▶ _EXERCISE DETAILS_
Look through the lines below and extract each one that contains "React".

▶ _INFORMATION PROVIDED_
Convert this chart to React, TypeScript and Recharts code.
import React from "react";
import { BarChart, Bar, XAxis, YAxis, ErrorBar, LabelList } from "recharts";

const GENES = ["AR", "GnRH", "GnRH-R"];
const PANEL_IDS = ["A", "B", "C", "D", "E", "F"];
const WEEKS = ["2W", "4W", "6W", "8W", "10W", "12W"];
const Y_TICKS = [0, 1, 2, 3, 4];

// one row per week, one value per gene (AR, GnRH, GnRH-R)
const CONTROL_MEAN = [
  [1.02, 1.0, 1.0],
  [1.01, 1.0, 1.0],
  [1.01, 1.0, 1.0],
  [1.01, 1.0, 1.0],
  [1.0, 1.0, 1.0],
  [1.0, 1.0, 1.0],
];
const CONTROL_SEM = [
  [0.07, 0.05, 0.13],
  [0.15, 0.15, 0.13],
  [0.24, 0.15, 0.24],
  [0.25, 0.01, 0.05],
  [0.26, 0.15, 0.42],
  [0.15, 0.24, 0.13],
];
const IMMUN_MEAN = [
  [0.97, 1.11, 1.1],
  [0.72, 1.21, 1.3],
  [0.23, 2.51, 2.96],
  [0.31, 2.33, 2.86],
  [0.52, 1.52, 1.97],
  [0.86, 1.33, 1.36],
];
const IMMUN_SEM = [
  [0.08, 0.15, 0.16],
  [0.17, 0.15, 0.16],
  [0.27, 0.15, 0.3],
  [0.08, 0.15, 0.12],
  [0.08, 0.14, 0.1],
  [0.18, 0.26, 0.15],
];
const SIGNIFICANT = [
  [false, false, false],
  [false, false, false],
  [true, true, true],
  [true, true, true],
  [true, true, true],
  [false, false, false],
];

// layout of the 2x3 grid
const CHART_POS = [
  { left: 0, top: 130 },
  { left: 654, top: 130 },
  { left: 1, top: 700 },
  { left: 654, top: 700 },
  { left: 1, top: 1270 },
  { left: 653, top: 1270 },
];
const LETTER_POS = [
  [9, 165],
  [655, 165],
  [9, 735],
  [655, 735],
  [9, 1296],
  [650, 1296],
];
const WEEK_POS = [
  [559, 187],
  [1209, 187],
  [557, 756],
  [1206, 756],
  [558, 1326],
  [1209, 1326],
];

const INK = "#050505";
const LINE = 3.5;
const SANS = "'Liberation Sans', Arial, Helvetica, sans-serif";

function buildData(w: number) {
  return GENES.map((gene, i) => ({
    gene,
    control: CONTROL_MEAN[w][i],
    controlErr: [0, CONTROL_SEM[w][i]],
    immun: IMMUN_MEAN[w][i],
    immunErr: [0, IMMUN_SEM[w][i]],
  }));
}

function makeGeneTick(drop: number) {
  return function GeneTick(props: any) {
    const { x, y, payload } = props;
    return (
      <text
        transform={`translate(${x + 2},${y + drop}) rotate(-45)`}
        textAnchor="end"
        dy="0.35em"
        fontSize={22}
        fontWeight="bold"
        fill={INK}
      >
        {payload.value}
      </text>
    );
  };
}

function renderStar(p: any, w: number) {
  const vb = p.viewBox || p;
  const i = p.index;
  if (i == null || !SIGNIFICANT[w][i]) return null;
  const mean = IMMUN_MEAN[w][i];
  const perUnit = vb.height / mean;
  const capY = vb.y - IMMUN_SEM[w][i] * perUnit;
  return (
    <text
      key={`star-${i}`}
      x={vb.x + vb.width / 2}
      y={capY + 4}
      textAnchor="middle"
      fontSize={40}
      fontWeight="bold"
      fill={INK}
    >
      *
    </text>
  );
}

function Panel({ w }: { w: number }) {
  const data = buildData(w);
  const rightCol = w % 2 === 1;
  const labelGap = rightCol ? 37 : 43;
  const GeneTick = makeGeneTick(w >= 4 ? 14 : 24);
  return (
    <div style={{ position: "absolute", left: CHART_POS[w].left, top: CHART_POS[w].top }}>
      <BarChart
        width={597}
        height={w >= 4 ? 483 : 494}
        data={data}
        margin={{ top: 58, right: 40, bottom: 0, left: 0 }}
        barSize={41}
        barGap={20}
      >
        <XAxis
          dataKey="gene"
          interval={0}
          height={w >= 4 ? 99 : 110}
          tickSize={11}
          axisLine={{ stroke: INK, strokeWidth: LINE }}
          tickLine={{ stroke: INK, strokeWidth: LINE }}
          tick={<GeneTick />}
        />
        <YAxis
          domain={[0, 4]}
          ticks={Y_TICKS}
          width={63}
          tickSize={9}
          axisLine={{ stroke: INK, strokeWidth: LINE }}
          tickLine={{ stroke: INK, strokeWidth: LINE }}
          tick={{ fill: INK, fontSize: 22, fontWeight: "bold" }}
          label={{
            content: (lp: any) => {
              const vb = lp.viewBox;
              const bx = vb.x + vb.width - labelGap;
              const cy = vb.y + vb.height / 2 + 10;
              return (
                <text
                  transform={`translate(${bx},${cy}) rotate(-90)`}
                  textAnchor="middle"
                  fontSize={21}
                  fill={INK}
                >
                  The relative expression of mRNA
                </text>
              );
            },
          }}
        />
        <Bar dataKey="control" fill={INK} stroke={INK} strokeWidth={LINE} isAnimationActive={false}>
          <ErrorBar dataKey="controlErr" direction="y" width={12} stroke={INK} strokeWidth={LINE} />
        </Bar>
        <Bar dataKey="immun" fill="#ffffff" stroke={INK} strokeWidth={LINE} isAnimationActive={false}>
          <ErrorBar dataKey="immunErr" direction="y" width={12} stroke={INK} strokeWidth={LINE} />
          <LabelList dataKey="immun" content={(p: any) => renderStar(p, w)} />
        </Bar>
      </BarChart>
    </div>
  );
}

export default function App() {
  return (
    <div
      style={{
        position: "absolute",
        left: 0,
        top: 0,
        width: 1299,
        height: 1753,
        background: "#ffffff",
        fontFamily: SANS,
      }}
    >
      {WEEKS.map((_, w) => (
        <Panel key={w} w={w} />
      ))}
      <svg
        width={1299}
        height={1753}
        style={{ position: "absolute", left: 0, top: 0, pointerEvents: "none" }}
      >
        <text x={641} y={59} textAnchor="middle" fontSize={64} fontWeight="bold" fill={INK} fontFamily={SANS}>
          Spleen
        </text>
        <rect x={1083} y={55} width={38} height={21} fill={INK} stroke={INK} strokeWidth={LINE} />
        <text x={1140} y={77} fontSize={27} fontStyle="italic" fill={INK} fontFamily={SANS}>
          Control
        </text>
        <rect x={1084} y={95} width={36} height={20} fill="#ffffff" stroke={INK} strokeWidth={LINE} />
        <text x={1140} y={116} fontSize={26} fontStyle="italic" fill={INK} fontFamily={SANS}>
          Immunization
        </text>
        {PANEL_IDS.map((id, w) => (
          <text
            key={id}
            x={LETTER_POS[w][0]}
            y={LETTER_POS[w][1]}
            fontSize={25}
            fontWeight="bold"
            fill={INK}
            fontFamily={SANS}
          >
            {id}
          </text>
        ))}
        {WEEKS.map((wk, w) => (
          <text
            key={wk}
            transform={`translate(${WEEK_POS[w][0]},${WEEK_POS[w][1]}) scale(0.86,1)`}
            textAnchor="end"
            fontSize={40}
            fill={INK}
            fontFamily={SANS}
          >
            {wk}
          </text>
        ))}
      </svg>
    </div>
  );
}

▶ _FINISHED TASK_
Convert this chart to React, TypeScript and Recharts code.
import React from "react";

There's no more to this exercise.